Sur quels domaines portent les principaux chantiers de digitalisation ?

Marc Haddad (M. H.) : L’expérience client reste au cœur de la transformation digitale et numérique des banques. Ces dernières disposent maintenant d’outils performants : les particuliers effectuent l’ensemble des opérations possibles sur leur compte. La question qui se pose alors est celle de l’articulation entre les agences qui restent nécessaires – même si elles sont moins nombreuses – et les process digitalisés. En parallèle, les banques utilisent la digitalisation afin d’améliorer leurs process opérationnels. Elle permet notamment de désengorger les back offices. Des applications très concrètes ont été trouvées, par exemple en matière d’analyse de crédit. Dans le crédit à la consommation, l’aspect le plus complexe réside dans l’évaluation instantanée des clients. Aujourd’hui, avec le traitement automatisé des données et l’aide de l’IA, l’identification du profil de risque de chaque client peut être obtenue immédiatement. Ces types d’usage sont opérationnels dans le paiement différé ou fractionné pour les achats en ligne.

Comment intervenez-vous ?

A.B. : Nous accompagnons les banques dans la transformation de leur business à travers notamment la notion de smart agency. Nous avons travaillé avec plusieurs de nos clients bancaires afin de développer des IA accompagnant les conseillers clientèle. Ils s’appuient sur cet outil pour élaborer des solutions adaptées à chaque client en fonction de leur profil et de leurs besoins. On évoquera alors la notion « conseiller augmenté ».

Quels sont les freins au développement de la digitalisation ?

M. H. : Tout ce qui peut être automatisé le sera. Les principaux freins résident dans l’accès aux compétences. Il faut recruter, former les équipes et les faire monter en gamme. Par ailleurs, la sécurité des données est un enjeu crucial. Il en va de la confiance des clients. À ce titre, les banques françaises ont longtemps été plus réticentes que leurs homologues anglo-saxons à utiliser le cloud, car elles craignaient que les données clients ne soient stockées à l’étranger ou qu’elles soient soumises à des décisions politiques de souveraineté. Elles sont maintenant en train de rattraper leur retard.

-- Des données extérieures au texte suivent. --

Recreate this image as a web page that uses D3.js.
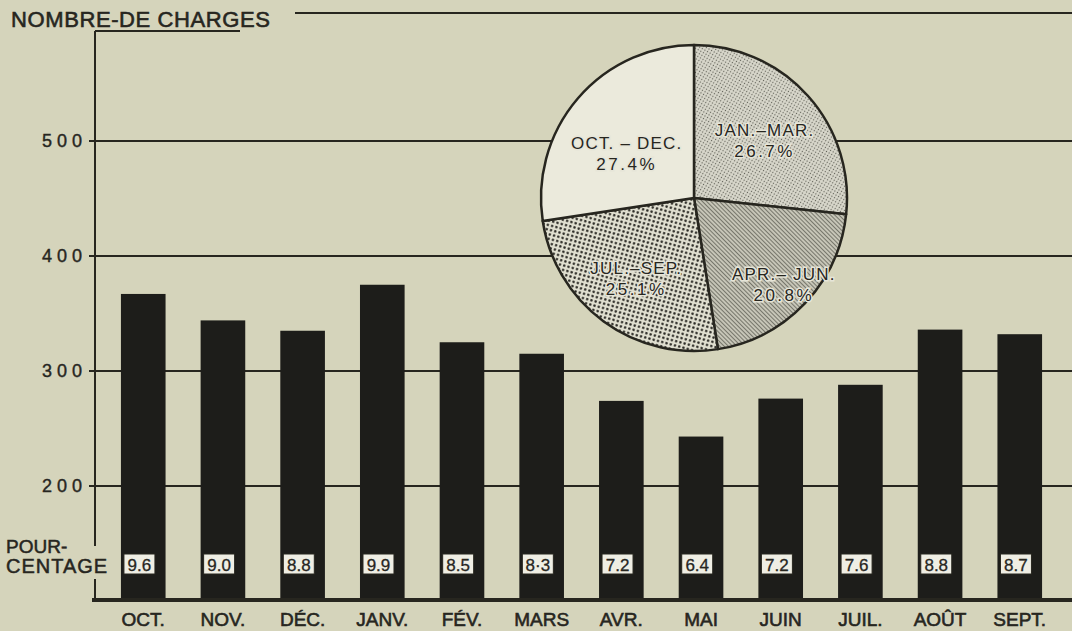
<!DOCTYPE html>
<html>
<head>
<meta charset="utf-8">
<script src="https://cdn.jsdelivr.net/npm/d3@7"></script>
<style>
  body { margin: 0; background: #d5d4bb; }
  svg { display: block; font-family: "Liberation Sans", Arial, sans-serif; }
</style>
</head>
<body>
<svg id="chart" width="1072" height="631"></svg>
<script>
// monthly counts, Oct -> Sept
const months = ["OCT.", "NOV.", "DÉC.", "JANV.", "FÉV.", "MARS", "AVR.", "MAI", "JUIN", "JUIL.", "AOÛT", "SEPT."];
const charges = [367, 344, 335, 375, 325, 315, 274, 243, 276, 288, 336, 332];
const pourcentages = ["9.6", "9.0", "8.8", "9.9", "8.5", "8·3", "7.2", "6.4", "7.2", "7.6", "8.8", "8.7"];
const yTicks = [200, 300, 400, 500];

// quarters, clockwise from 12 o'clock
const quarters = ["JAN.–MAR.", "APR.– JUN.", "JUL.–SEP.", "OCT. – DEC."];
const quarterShare = [26.7, 20.8, 25.1, 27.4];
const quarterText = ["26.7%", "20.8%", "25.1%", "27.4%"];

const ink = "#27261f";

const svg = d3.select("#chart");

const x = d3.scaleBand().domain(months).range([105, 1058]).paddingInner(0.44).paddingOuter(0.2);
const y = d3.scaleLinear().domain([100, 600]).range([601, 26]);

// thicken the thin system font a bit
function heavy(sel, w) {
    return sel.attr("fill", ink).attr("stroke", ink).attr("stroke-width", w || 0.5);
}

// fill patterns for the pie
const defs = svg.append("defs");

const stipple = defs.append("pattern").attr("id", "stipple")
    .attr("patternUnits", "userSpaceOnUse").attr("width", 3).attr("height", 3)
    .attr("patternTransform", "rotate(30)");
stipple.append("rect").attr("width", 3).attr("height", 3).attr("fill", "#d8d7cb");
stipple.append("circle").attr("cx", 1.5).attr("cy", 1.5).attr("r", 0.65).attr("fill", "#5f5f56");

const hatch = defs.append("pattern").attr("id", "hatch")
    .attr("patternUnits", "userSpaceOnUse").attr("width", 3).attr("height", 3)
    .attr("patternTransform", "rotate(-45)");
hatch.append("rect").attr("width", 3).attr("height", 3).attr("fill", "#c6c5b7");
hatch.append("line").attr("x1", 0.5).attr("y1", 0).attr("x2", 0.5).attr("y2", 3)
    .attr("stroke", "#76766b").attr("stroke-width", 1);

const dots = defs.append("pattern").attr("id", "dots")
    .attr("patternUnits", "userSpaceOnUse").attr("width", 4.4).attr("height", 4.4)
    .attr("patternTransform", "rotate(15)");
dots.append("rect").attr("width", 4.4).attr("height", 4.4).attr("fill", "#e0dfd0");
dots.append("circle").attr("cx", 2.2).attr("cy", 2.2).attr("r", 1.25).attr("fill", "#2b2a25");

const sliceFill = ["url(#stipple)", "url(#hatch)", "url(#dots)", "#ebeadc"];

// frame, title
heavy(svg.append("text"), 0.6)
    .attr("x", 11).attr("y", 27)
    .attr("font-size", 22).attr("letter-spacing", 0.6)
    .text("NOMBRE-DE CHARGES");

const frame = svg.append("g").attr("stroke", ink).attr("fill", "none").attr("stroke-width", 2);
frame.append("line").attr("x1", 295).attr("x2", 1072).attr("y1", 13).attr("y2", 13);
frame.append("line").attr("x1", 95).attr("x2", 240).attr("y1", 31).attr("y2", 31);
frame.append("line").attr("x1", 95).attr("x2", 95).attr("y1", 31).attr("y2", 546);
frame.append("line").attr("x1", 95).attr("x2", 95).attr("y1", 579).attr("y2", y(100));

// grid lines + tick labels
svg.append("g").selectAll("line").data(yTicks).join("line")
    .attr("x1", 89).attr("x2", 1072)
    .attr("y1", d => y(d)).attr("y2", d => y(d))
    .attr("stroke", ink).attr("stroke-width", 1.8);

heavy(svg.append("g").selectAll("text").data(yTicks).join("text"), 0.4)
    .attr("x", 87).attr("y", d => y(d) + 6)
    .attr("text-anchor", "end")
    .attr("font-size", 18).attr("letter-spacing", 5)
    .text(d => d);

// bars
svg.append("g").selectAll("rect").data(charges).join("rect")
    .attr("x", (d, i) => x(months[i]))
    .attr("y", d => y(d))
    .attr("width", x.bandwidth())
    .attr("height", d => y(100) - y(d))
    .attr("fill", "#1d1d1a");

// baseline
svg.append("line")
    .attr("x1", 92).attr("x2", 1072)
    .attr("y1", y(100) - 1).attr("y2", y(100) - 1)
    .attr("stroke", ink).attr("stroke-width", 4);

// percentage boxes
const boxes = svg.append("g").selectAll("g").data(pourcentages).join("g")
    .attr("transform", (d, i) => `translate(${x(months[i]) + 3},554)`);
boxes.append("rect")
    .attr("width", 31).attr("height", 20)
    .attr("fill", "#efeee4").attr("stroke", ink).attr("stroke-width", 1);
heavy(boxes.append("text"), 0.3)
    .attr("x", 15.5).attr("y", 16.5)
    .attr("text-anchor", "middle")
    .attr("font-size", 17)
    .text(d => d);

heavy(svg.append("text"), 0.5).attr("x", 6).attr("y", 553)
    .attr("font-size", 19).text("POUR-");
heavy(svg.append("text"), 0.5).attr("x", 6).attr("y", 573)
    .attr("font-size", 20).attr("letter-spacing", 1).text("CENTAGE");

// month labels
heavy(svg.append("g").selectAll("text").data(months).join("text"), 0.6)
    .attr("x", d => x(d) + x.bandwidth() / 2)
    .attr("y", 626)
    .attr("text-anchor", "middle")
    .attr("font-size", 19)
    .text(d => d);

// pie
const R = 153;
const pieG = svg.append("g").attr("transform", "translate(694,198)");
const arcs = d3.pie().sort(null)(quarterShare);
const arc = d3.arc().innerRadius(0).outerRadius(R);

pieG.selectAll("path").data(arcs).join("path")
    .attr("d", arc)
    .attr("fill", (d, i) => sliceFill[i])
    .attr("stroke", ink).attr("stroke-width", 2.5)
    .attr("stroke-linejoin", "round");

// label distance from centre, per slice (fraction of R) and small vertical nudge
const labelR = [0.62, 0.81, 0.64, 0.58];
const labelDy = [4, 0, 0, 12];
const labels = pieG.selectAll("g.lbl").data(arcs).join("g")
    .attr("class", "lbl")
    .attr("transform", (d, i) => {
        const c = d3.arc().innerRadius(0).outerRadius(R * labelR[i] * 2).centroid(d);
        return `translate(${c[0]},${c[1] + labelDy[i]})`;
    });
labels.append("text")
    .attr("y", -3)
    .attr("text-anchor", "middle")
    .attr("font-size", 17).attr("letter-spacing", 1.2).attr("fill", ink)
    .attr("stroke", "#e6e5d8").attr("stroke-width", 3).attr("paint-order", "stroke")
    .text((d, i) => quarters[i]);
labels.append("text")
    .attr("y", 18)
    .attr("text-anchor", "middle")
    .attr("font-size", 17).attr("letter-spacing", 2.5).attr("fill", ink)
    .attr("stroke", "#e6e5d8").attr("stroke-width", 3).attr("paint-order", "stroke")
    .text((d, i) => quarterText[i]);
</script>
</body>
</html>
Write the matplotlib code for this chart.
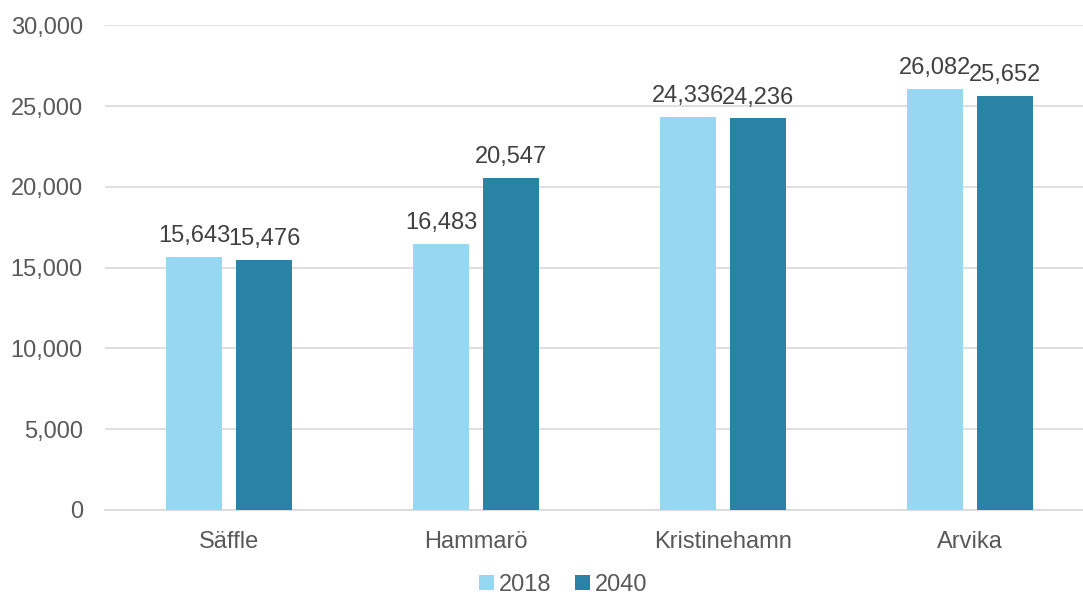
import numpy as np
import matplotlib.pyplot as plt
from matplotlib.ticker import FuncFormatter

plt.rcParams['font.family'] = ['Liberation Sans', 'DejaVu Sans']

# data
kommuner = ['Säffle', 'Hammarö', 'Kristinehamn', 'Arvika']
v2018 = [15643, 16483, 24336, 26082]
v2040 = [15476, 20547, 24236, 25652]
series_labels = ['2018', '2040']

c_light = '#97D7F1'
c_dark = '#2A82A4'

fig = plt.figure(figsize=(10.83, 6.02), dpi=100)
ax = fig.add_axes([0.097, 0.153, 0.903, 0.805])

x = np.arange(len(kommuner))
w = 0.227
off = 0.142
b1 = ax.bar(x - off, v2018, w, color=c_light, label=series_labels[0], zorder=3)
b2 = ax.bar(x + off, v2040, w, color=c_dark, label=series_labels[1], zorder=3)

for bars in (b1, b2):
    for r in bars:
        ax.annotate(f'{int(r.get_height()):,}',
                    (r.get_x() + r.get_width() / 2, r.get_height()),
                    xytext=(0, 7), textcoords='offset points',
                    ha='center', va='bottom', fontsize=17, color='#404040')

ax.set_ylim(0, 30000)
ax.set_yticks(range(0, 30001, 5000))
ax.yaxis.set_major_formatter(FuncFormatter(lambda v, p: f'{int(v):,}'))
ax.set_xlim(-0.502, 3.457)
ax.set_xticks(x)
ax.set_xticklabels(kommuner)
ax.tick_params(axis='both', length=0, labelsize=17, labelcolor='#595959')
ax.tick_params(axis='x', pad=15)
ax.tick_params(axis='y', pad=16)
ax.grid(axis='y', color='#D9D9D9', linewidth=1.2, zorder=0)
for s in ['top', 'right', 'left']:
    ax.spines[s].set_visible(False)
ax.spines['bottom'].set_color('#D9D9D9')
ax.spines['bottom'].set_linewidth(1.2)

fig.legend(loc='lower center', bbox_to_anchor=(0.52, -0.025), ncol=2, frameon=False,
           fontsize=17, labelcolor='#595959', handlelength=0.65, handleheight=0.65,
           handletextpad=0.2, columnspacing=1.0)

fig.savefig('out.png', dpi=100)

A. B. : Dans le domaine du cloud, les banques optent pour une hybridation des infrastructures, afin de sécuriser leurs données tout en bénéficiant de l’agilité permise par celui-ci. Elles utilisent à la fois des solutions dédiées et des solutions publiques comme le cloud d’IBM ou des hyperscalers.

N’y a-t-il pas des freins spécifiques à l’IA ?

A. B. : L’IA va bouleverser tous les métiers. La demande se fait croissante quant à une réglementation, même si, dans ce domaine, l’Europe, à travers la stratégie de son Commissaire intérieur au marché européen Thierry Breton, est bien avancée. En ce qui nous concerne, nous cherchons à développer une IA de confiance. Nous mettons en œuvre une IA transparente, avec une gouvernance dédiée et une recherche d’éthique, et nous travaillons de façon continue sur la robustesse et l’explicabilité de nos algorithmes.

Quelles sont les prochaines étapes en termes de transformation business ?

M. H. : Nous entrons dans une nouvelle ère, dite de « plateformisation ». Les banques, comme l’ensemble des acteurs, ne peuvent procéder à l’ensemble des développements nécessaires à leur digitalisation en interne. Elles doivent s’appuyer sur des solutions mises en place par d’autres, comme des fintechs. Elles vont devoir assembler sur des plateformes le meilleur de la technologie et collaborer avec des tiers, pour préparer la grande révolution qu’est l’informatique quantique.